3-reasons-to-practice-patent-litigation

3 Reasons To Practice Patent Litigation

patent lawThanksgiving is in the air, even though the weather here in New York City has been more suggestive of the approach to Memorial Day. In the spirit of the season, I think it is worthwhile to take a moment to celebrate the blessing of being able to practice in an area of law that remains interesting and energizing even after over two decades. While I have been fortunate over the years to have handled matters involving copyright, trademark, and trade secret issues, the bulk of my practice has always revolved around patent litigation, which will be the focus of the rest of this column. (I invite readers to email me to share what they continue to love about their area of IP practice, which may prove interesting fodder for a column.) As you will see, most of my comments will be applicable to both patent prosecutors and litigators, which should not be a surprise considering how intertwined these disciplines are.

To start, I can hearken back to a column that I wrote on these pages back in 2018. There, I shared some thoughts arising out of some advice I had been solicited for by a student just starting the law school application process. Considering the student’s potential interest in patent practice, my advice centered on how someone maximizes the law school experience to best position themself for success as a patent practitioner. For purposes of this column, however, I would prefer to address current law students who are perhaps deciding what area of practice to focus their elective studies on, as well as junior associates that might have the ability of joining their firm’s patent practice group. There are always those ready to tear down or discourage younger lawyers from choosing a particular practice area. My hope is that by highlighting some of the positives of patent practice, those on the fence might have reason to take a deeper look and consider joining this ever vital and important area of law.
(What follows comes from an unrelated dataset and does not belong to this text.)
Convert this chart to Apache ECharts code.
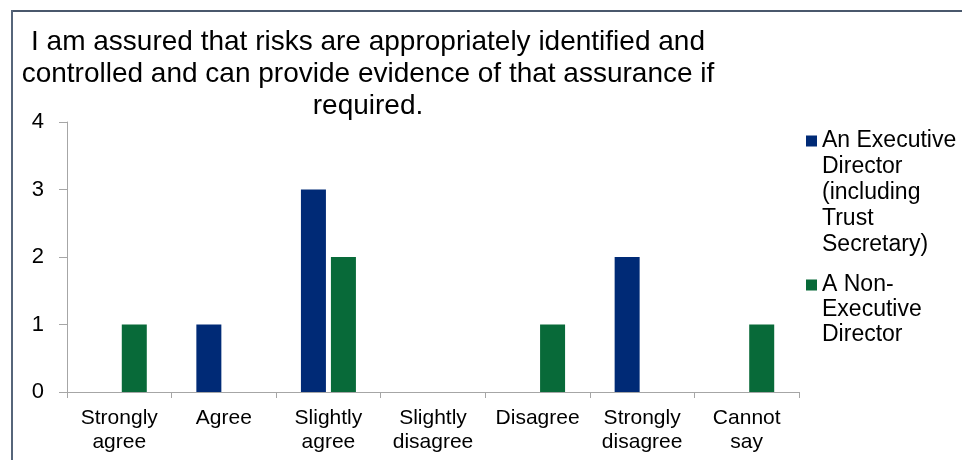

As with most things of importance, a variety of experiences and challenges are often the calling card for long-term contentment in any endeavor. And you will have a variety of experiences, while facing varied challenges, during a patent litigation career. Driving those experiences and challenges will be situations arising out of the relationships you make along the way — with the: 1) lawyers you encounter as colleagues and opposing counsel, 2) clients and audiences (e.g., judges, juries, etc. you must interact with), and 3) with the material that forms the basis of your professional focus and responsibilities. I will discuss a bit more about each of these categories in turn.

First, your fellow patent litigators. They will be a diverse bunch, at least in terms of educational backgrounds and personalities. (Work is still being done on  making patent litigation a more welcoming choice for lawyers from diverse ethnic backgrounds and economic status.) Some will embrace an identity as a “patent nerd,” digging deep into the technical aspects of a case and getting as worked up about the science as if they were an engineering or computer science student. Others will identify more with the idea that they are specialized federal court litigators, at home discussing the nuances of venue, or damages, or any other of the manifold legal issues that are present in even the most simple patent cases. You may be interacting with them as a colleague or an adversary, but either way, practicing patent litigation will challenge you to adapt to a wide range of personality types. While interacting with some will be difficult, you can also be assured that nearly everyone you encounter will be intelligent and conscientious — with at least some affinity for the work they do, as patent law is not a practice that many “fall into.” Instead, it is an area of law that is the preferred choice for many of its practitioners.

Second, working as a patent litigator will introduce you to a wide variety of audiences for your work product. You will likely encounter a range of clients, including those that are legally unsophisticated but passionate about patents, as well as in-house counsel that may be very legally sophisticated and equally passionate about the patents their company owns, or is defending against, and their value. Often, you will have to convince the nonlawyers at the client you are representing of the strength of their case, including the economic prospects of continuing with litigation or deciding to reach a settlement. Likewise, you will find yourself arguing before generalist district court and magistrate judges, as well as before patent-focused administrative law judges in the USPTO and ITC. And you will spend much of your time considering how a law jury might react to the circumstances of your case, even as the the overwhelmingly majority of cases will end up disposed of well before a jury is ever empaneled. Going forward, you will likely also encounter more investment-focused folks on your patent litigation journey, whether in the form of litigation funders, insurers, or those whose investments in the public markets are impacted by patent litigation activity.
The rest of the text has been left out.